With all these additions, 2002’s Resident Evil was basically a new game, so it makes sense why Capcom decided instead to begin the new set of remakes with Resident Evil 2, one of the best games in the series. However, the areas where it was most faithful to the classic set it apart from the more recent remakes, namely the tank controls and fixed camera. While the game is still great in its current state, it would be exciting to see updates to the gameplay in a remake more in line with what has recently been released. Exploring the Spencer Mansion with a tight, over-the-shoulder camera would be wonderfully horrifying. Even if it would be the second time its remade, the original Resident Evil deserves to be portrayed in the style of the new remakes.

RE Zero Remake Could Bring Back Rebecca Chambers

Resident Evil Zero, which features lost characters the next game could bring back, was released in 2002 to high praise and has become a beloved entry in the franchise. It features a standalone story but is more than just a mere spin-off. It fleshed out the lore behind some of the series’ most influential characters, like Albert Wesker, and elaborated on the events that took place before the story of the first Resident Evil. The narrative follows Rebecca Chambers investigating reports of odd activity in the Arklay mountains. She forms an uneasy alliance with a convict, Billy Coen, and together they bring a stop to biological experiments gone awry in an Umbrella facility.

Related: Why 9 Different Actors Played Resident Evil’s Rebecca Chambers

It’s a curiosity and a shame Capcom has yet to remake Resident Evil Zero, given its solid reputation. However, with Rebecca Chambers’ addition to Dead By Daylight, there has never been a better time to revisit the story. The game’s atmosphere is already creepy and well-done, so a remake with a refined focus on survival horror and improved storytelling would make a great game even better. As with the other remakes, this could be amplified by updated gameplay, shifting from the fixed camera to the third-person perspective.

Claire Redfield Would Shine In A Code: Veronica Remake

When it was released in 2000, Resident Evil – Code: Veronica was hailed as the best game in the series. This was due, in large part, to the outstanding graphical improvements it sported. The story was also praised, and Claire Redfield’s protagonist status played a significant role in its success. The game is a direct sequel to Resident Evil 2 and features Claire and her brother Chris taking down Wesker, who could return in Resident Evil 9, and a secret Umbrella facility.
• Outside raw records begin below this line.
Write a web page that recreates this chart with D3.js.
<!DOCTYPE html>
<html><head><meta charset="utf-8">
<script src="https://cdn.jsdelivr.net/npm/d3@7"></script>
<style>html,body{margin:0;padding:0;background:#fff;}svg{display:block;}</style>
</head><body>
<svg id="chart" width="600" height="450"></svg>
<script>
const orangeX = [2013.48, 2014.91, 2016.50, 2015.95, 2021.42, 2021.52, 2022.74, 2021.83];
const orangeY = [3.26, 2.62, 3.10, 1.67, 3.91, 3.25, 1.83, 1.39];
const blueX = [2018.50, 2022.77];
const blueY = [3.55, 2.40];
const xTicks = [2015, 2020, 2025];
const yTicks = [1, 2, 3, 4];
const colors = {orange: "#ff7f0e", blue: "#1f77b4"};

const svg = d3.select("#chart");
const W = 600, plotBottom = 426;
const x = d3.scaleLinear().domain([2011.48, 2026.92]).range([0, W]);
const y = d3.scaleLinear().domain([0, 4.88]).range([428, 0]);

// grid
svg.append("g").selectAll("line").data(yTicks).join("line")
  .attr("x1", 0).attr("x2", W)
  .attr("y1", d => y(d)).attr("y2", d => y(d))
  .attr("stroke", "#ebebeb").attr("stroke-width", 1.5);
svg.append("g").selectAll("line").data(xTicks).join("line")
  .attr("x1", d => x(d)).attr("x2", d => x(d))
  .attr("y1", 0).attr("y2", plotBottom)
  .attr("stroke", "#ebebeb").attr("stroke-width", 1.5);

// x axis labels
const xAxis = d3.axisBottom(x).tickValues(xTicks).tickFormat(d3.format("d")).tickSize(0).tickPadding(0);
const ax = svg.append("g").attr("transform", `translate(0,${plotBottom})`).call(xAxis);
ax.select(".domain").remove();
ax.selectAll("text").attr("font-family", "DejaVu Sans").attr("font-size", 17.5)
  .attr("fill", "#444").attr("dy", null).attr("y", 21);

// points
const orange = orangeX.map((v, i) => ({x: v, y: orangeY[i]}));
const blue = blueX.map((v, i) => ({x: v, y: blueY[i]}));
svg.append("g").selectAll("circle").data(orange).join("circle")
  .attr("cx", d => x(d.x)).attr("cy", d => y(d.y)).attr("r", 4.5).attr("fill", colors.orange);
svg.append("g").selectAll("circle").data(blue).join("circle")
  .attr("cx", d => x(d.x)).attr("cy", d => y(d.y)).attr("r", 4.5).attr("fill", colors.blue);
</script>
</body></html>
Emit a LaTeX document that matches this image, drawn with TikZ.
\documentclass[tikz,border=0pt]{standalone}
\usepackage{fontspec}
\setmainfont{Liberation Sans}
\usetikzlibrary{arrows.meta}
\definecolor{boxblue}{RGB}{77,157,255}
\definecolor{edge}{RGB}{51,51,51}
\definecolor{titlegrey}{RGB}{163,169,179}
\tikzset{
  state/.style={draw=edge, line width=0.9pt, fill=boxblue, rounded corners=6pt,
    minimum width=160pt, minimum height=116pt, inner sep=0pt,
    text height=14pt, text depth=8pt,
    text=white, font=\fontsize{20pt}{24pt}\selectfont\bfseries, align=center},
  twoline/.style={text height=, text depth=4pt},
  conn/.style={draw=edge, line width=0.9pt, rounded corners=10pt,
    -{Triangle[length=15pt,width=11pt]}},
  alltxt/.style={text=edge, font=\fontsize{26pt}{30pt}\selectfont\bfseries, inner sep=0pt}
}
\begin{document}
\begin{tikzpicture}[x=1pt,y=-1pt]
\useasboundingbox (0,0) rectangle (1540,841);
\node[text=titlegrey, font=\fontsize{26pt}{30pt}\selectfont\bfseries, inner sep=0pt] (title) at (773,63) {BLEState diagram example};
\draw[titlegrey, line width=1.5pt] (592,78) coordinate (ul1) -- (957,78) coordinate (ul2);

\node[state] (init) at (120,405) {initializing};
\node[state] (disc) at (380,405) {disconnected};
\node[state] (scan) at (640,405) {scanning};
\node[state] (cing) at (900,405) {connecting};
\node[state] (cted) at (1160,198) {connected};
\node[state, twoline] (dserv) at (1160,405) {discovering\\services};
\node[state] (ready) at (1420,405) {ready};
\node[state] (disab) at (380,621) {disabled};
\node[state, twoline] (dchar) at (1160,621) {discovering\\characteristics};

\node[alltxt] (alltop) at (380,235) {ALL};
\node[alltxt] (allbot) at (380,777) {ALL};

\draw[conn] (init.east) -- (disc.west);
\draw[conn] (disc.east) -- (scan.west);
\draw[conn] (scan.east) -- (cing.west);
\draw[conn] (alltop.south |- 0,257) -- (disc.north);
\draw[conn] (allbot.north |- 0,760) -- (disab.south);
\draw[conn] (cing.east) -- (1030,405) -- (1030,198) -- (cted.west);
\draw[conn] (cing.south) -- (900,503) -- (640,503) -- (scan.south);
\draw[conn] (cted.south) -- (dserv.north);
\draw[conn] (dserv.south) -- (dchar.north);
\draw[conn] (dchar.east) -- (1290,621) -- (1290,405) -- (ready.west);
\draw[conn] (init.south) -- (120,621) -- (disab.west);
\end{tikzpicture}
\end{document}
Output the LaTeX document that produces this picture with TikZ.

Code: Veronica is one of the greatest Resident Evil games yet, and it deserves to be remade for a modern gaming experience. Improved gameplay alone would make a remake for this game so much more engaging. Still, another pass at the story could present a more compelling character arc for Claire Redfield and expand her potential to return in Resident Evil 9 or future releases. After surviving the Raccoon City outbreak, a more combat-experienced Claire could be reflected well in the more advanced move-set given to Jill Valentine in the Resident Evil 3 remake.

There is a treasure trove of Resident Evil games ripe with remake potential that Capcom is seemingly leaving on the table. Electing to remake Resident Evil 4, notably absent from TGS 2022, before touching these games seems to imply that they don’t intend to remake them, as they take place before the events of Leon’s adventure in Spain. It will be a huge disappointment if this proves to be true because, in many ways, these games are more deserving of a remake.